The second key issue is that the P2P architecture is at the root of the shaping and of the stabilization of special forms of users’ collectives and of social ties. Developers seek to introduce a “social paradigm” into the P2P in order to take advantage of some of the characteristics linked to the users’ preferences, profiles and relations. In turn, the approach of the P2P contributes to the circulation of data packages in the “lower layers” of the network directly from a computer to another. It contributes to shaping the users’ gestures of sharing or exchanging. New ways of acting together have indeed emerged.

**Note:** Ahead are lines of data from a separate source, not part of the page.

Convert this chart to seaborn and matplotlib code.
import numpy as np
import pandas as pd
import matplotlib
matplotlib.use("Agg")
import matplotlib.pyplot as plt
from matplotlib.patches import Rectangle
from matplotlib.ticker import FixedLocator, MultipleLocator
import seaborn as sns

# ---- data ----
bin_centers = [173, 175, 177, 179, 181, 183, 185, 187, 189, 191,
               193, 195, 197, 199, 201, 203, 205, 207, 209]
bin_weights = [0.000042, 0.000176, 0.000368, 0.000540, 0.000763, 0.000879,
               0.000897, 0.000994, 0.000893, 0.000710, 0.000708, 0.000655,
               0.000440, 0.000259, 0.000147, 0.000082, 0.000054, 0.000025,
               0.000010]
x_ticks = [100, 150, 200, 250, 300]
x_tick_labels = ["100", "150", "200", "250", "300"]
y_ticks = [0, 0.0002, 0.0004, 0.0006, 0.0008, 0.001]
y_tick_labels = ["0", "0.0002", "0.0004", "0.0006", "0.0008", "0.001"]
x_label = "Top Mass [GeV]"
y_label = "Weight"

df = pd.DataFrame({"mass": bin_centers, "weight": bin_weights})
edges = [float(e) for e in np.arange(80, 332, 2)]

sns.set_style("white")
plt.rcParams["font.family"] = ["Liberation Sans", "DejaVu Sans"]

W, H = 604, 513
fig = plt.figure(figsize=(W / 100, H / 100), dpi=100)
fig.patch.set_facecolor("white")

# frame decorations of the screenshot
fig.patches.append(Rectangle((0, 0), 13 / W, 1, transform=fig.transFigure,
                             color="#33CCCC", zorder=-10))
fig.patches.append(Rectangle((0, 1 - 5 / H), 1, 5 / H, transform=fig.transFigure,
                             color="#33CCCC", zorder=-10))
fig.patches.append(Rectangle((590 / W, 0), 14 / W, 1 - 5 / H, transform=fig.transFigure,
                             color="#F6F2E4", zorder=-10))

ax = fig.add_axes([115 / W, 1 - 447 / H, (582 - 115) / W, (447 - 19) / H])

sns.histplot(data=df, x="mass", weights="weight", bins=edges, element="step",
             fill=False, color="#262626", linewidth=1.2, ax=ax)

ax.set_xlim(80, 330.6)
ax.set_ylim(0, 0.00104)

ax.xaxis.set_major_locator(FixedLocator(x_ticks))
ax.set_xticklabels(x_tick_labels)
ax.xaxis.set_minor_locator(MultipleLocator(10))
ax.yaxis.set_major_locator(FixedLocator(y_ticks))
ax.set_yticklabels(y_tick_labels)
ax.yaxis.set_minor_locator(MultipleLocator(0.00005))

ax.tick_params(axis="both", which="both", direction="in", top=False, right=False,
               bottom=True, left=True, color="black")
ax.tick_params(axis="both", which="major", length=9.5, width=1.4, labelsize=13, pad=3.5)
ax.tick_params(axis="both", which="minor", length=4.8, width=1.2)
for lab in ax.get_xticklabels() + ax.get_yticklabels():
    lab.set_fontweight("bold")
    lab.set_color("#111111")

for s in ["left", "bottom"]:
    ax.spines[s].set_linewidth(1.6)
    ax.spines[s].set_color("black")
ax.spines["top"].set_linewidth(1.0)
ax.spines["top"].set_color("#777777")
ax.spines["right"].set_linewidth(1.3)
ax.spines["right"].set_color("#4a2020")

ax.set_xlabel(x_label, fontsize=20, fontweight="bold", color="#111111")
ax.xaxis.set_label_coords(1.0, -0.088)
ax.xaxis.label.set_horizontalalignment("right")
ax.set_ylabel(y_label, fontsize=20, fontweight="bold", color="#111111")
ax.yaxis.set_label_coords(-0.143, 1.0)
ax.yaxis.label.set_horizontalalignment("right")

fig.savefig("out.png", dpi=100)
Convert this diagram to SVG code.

The third key issue deals with the P2P applied to Internet services as an object and producer of rights. The Internet regulation and governance ecosystem surrounding P2P services (e.g. the legal definition of the P2P technology and of some of its uses) may affect the emergence of these services and shape their design and their architecture. At the same time, the objects, resources and data flows produced by P2P are contributing to the shaping of particular conceptions of data privacy, network security and control over personal data. They may therefore be considered and handled as systems for defining and protecting the rights of the Internet service users.

One of the conclusions of this research I would like to stress is that an approach informed by Science and Technology Studies – the one I adopted in this research – can help the researchers who explore the governance of the Internet to rid themselves of a conception of the “network of networks” as a recognizable space a priori, unaffected by the institutional strengths of the offline “reality” or, conversely, hidden behind the codified spaces of traditional politics. The STS allow emphasizing the mechanisms that bring the various participants to the technical, political and economic management of the Internet to build common knowledge, to recognize some of them and not others as “facts” of the Internet, and to draw limits which can reconcile the concerns of the experts with those of the users.

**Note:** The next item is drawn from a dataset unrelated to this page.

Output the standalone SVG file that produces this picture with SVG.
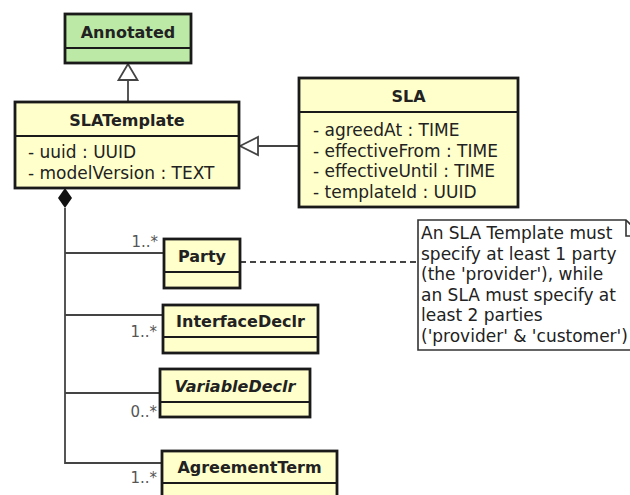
<svg xmlns="http://www.w3.org/2000/svg" width="630" height="495" viewBox="0 0 630 495">
<style>
.box{fill:#FFFFCC;stroke:#1a1a1a;stroke-width:2.8}
.green{fill:#BDE9A6}
.div{stroke:#1a1a1a;stroke-width:2}
.title{font-family:"DejaVu Sans",sans-serif;font-weight:bold;font-size:16px;fill:#222;text-anchor:middle}
.attr{font-family:"DejaVu Sans",sans-serif;font-size:17px;fill:#222}
.mult{font-family:"DejaVu Sans",sans-serif;font-size:15px;fill:#555;text-anchor:end}
.note{font-family:"DejaVu Sans",sans-serif;font-size:17px;fill:#222}
.conn{stroke:#444;stroke-width:1.8;fill:none}
.tri{fill:#fff;stroke:#444;stroke-width:1.8}
</style>
<rect width="630" height="495" fill="#fff"/>
<g id="connectors">
<line class="conn" x1="128" y1="80" x2="128" y2="102"/>
<polygon class="tri" points="128,64 118.5,80 137.5,80"/>
<line class="conn" x1="258" y1="146" x2="299" y2="146"/>
<polygon class="tri" points="240,146 258,137 258,155"/>
<polygon points="65,188 72,198 65,208 58,198" fill="#111"/>
<polyline class="conn" points="65,208 65,463 162,463"/>
<line class="conn" x1="65" y1="253" x2="164" y2="253"/>
<line class="conn" x1="65" y1="315" x2="163" y2="315"/>
<line class="conn" x1="65" y1="393" x2="160" y2="393"/>
<line class="conn" x1="240" y1="262" x2="418" y2="262" stroke-dasharray="6,4"/>
<text class="mult" x="158" y="247">1..*</text>
<text class="mult" x="157" y="337">1..*</text>
<text class="mult" x="157" y="417">0..*</text>
<text class="mult" x="157" y="483">1..*</text>
</g>
<g id="Annotated">
<rect class="box green" x="65" y="14" width="126" height="49"/>
<line class="div" x1="65" y1="48" x2="191" y2="48"/>
<text class="title" x="128" y="37.5">Annotated</text>
</g>
<g id="SLATemplate">
<rect class="box" x="15" y="102" width="224" height="86"/>
<line class="div" x1="15" y1="136" x2="239" y2="136"/>
<text class="title" x="127" y="126">SLATemplate</text>
<text class="attr" x="28" y="158">- uuid : UUID</text>
<text class="attr" x="28" y="179">- modelVersion : TEXT</text>
</g>
<g id="SLA">
<rect class="box" x="299" y="78" width="219" height="129"/>
<line class="div" x1="299" y1="112" x2="518" y2="112"/>
<text class="title" x="408.5" y="102">SLA</text>
<text class="attr" x="313" y="136">- agreedAt : TIME</text>
<text class="attr" x="313" y="156.5">- effectiveFrom : TIME</text>
<text class="attr" x="313" y="177">- effectiveUntil : TIME</text>
<text class="attr" x="313" y="197.5">- templateId : UUID</text>
</g>
<g id="Party">
<rect class="box" x="164" y="239" width="76" height="49"/>
<line class="div" x1="164" y1="272" x2="240" y2="272"/>
<text class="title" x="202" y="262">Party</text>
</g>
<g id="InterfaceDeclr">
<rect class="box" x="163" y="305" width="155" height="48"/>
<line class="div" x1="163" y1="337" x2="318" y2="337"/>
<text class="title" x="240.5" y="327">InterfaceDeclr</text>
</g>
<g id="VariableDeclr">
<rect class="box" x="160" y="369" width="150" height="48"/>
<line class="div" x1="160" y1="402" x2="310" y2="402"/>
<text class="title" x="235" y="392" font-style="italic">VariableDeclr</text>
</g>
<g id="AgreementTerm">
<rect class="box" x="162" y="451" width="175" height="60"/>
<line class="div" x1="162" y1="483" x2="337" y2="483"/>
<text class="title" x="249.5" y="473">AgreementTerm</text>
</g>
<g id="note">
<path d="M418,220 H626 L642,236 V350 H418 Z" fill="#fff" stroke="#333" stroke-width="1.6"/>
<path d="M626,220 V236 H642" fill="none" stroke="#333" stroke-width="1.6"/>
<text class="note" x="421" y="239">An SLA Template must</text>
<text class="note" x="421" y="259.5">specify at least 1 party</text>
<text class="note" x="421" y="280">(the 'provider'), while</text>
<text class="note" x="421" y="300.5">an SLA must specify at</text>
<text class="note" x="421" y="321">least 2 parties</text>
<text class="note" x="421" y="341.5">('provider' &amp; 'customer')</text>
</g>
</svg>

Francesca Musiani is currently conducting further research into the governance of the Internet by the practices, the infrastructures and the network architectures, still in the perspective which has up to now guided her works, greatly inspired by the STS and definitely interdisciplinary-oriented. Her current projects turn on the technical and political debates developed around an alternative and decentralized domain name system (DNS), as well as on the implementation of dynamics and devices of “distributed trust” within the Bitcoin system of decentralized e-money.

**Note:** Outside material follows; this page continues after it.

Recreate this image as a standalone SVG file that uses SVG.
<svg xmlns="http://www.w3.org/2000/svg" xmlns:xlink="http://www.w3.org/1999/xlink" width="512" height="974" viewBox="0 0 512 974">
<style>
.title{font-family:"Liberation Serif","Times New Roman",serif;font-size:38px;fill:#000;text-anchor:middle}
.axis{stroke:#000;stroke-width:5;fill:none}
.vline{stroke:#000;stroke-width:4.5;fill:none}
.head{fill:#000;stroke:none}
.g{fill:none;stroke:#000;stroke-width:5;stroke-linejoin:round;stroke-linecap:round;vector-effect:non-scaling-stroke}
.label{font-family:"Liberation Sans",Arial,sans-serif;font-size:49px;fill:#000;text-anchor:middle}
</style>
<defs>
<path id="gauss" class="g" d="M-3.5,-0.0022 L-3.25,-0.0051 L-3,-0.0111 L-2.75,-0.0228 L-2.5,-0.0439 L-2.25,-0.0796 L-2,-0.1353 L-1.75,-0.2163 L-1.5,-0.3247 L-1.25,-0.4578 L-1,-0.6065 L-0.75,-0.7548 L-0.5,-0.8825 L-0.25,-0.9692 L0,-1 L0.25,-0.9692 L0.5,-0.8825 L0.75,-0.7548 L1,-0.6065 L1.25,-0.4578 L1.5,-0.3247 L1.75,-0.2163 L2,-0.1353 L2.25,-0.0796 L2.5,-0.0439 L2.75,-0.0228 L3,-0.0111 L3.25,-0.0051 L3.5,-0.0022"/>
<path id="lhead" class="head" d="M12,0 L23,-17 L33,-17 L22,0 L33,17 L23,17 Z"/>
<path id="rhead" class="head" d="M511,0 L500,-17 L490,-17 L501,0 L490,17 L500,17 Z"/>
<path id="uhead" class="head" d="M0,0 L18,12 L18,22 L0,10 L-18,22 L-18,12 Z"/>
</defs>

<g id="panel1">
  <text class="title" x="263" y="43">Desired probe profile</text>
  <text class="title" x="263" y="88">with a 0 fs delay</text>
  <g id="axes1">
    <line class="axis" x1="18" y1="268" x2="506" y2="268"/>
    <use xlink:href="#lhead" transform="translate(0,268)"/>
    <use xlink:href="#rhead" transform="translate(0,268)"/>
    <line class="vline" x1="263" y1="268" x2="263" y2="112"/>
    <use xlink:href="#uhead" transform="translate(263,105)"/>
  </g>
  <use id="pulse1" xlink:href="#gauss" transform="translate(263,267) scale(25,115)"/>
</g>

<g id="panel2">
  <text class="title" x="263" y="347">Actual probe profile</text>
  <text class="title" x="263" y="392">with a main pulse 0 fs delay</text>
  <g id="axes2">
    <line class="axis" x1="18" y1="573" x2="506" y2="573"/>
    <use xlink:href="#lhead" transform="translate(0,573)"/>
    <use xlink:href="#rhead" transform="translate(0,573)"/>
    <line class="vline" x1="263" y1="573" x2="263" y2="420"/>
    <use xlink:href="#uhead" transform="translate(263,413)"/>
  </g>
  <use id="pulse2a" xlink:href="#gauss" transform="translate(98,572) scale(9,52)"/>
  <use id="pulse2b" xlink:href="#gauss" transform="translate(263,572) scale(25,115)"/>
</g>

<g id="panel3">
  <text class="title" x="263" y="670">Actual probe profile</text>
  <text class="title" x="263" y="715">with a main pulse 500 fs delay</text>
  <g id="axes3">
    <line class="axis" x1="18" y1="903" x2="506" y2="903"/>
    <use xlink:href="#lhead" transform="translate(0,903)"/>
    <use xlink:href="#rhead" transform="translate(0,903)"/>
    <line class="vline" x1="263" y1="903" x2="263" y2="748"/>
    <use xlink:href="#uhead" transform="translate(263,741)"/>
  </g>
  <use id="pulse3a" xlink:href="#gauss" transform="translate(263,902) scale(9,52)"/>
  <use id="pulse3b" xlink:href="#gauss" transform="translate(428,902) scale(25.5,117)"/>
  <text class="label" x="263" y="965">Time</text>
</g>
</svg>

Francesca is currently a postdoctoral researcher at the Center for the Sociology of Innovation. She collaborates with the Berkman Center for Internet and Society at Harvard University, and was a Yahoo ! Fellow in Residence at the Institute for the Study of Diplomacy at Georgetown University, Washington, DC (United States).


[1] CNIL is the National Commission for Information, Technology and Civil Liberties.

[2] Abbate J. (2012). L’histoire de l’Internet au prisme des STS. Le temps des médias, 18:170-180.

Photo #1: Francesca Musiani and Isabelle Falque-Pierrotin, Chair of the National Commission for Information, Technology and Civil Liberties (CNIL), Paris, 3 February 2014.

Photo #2: Francesca Musiani and the members of the jury for the 2014 CNIL Thesis Prize: (from left to right) Sophie Vulliet-Tavernier, CNIL’s Director for Research, Innovation and Prospective; Fabrice Rochelandet, Information and Communication Sciences Professor at the University of Paris-Sorbonne Nouvelle; Francesca Musiani, postdoctoral researcher at the CSI ; Isabelle Falque-Pierrotin, Chair of the CNIL; Michel Riguidel, Emeritus Professor of Computer Science at Telecom ParisTech, Paris, 3 février 2014.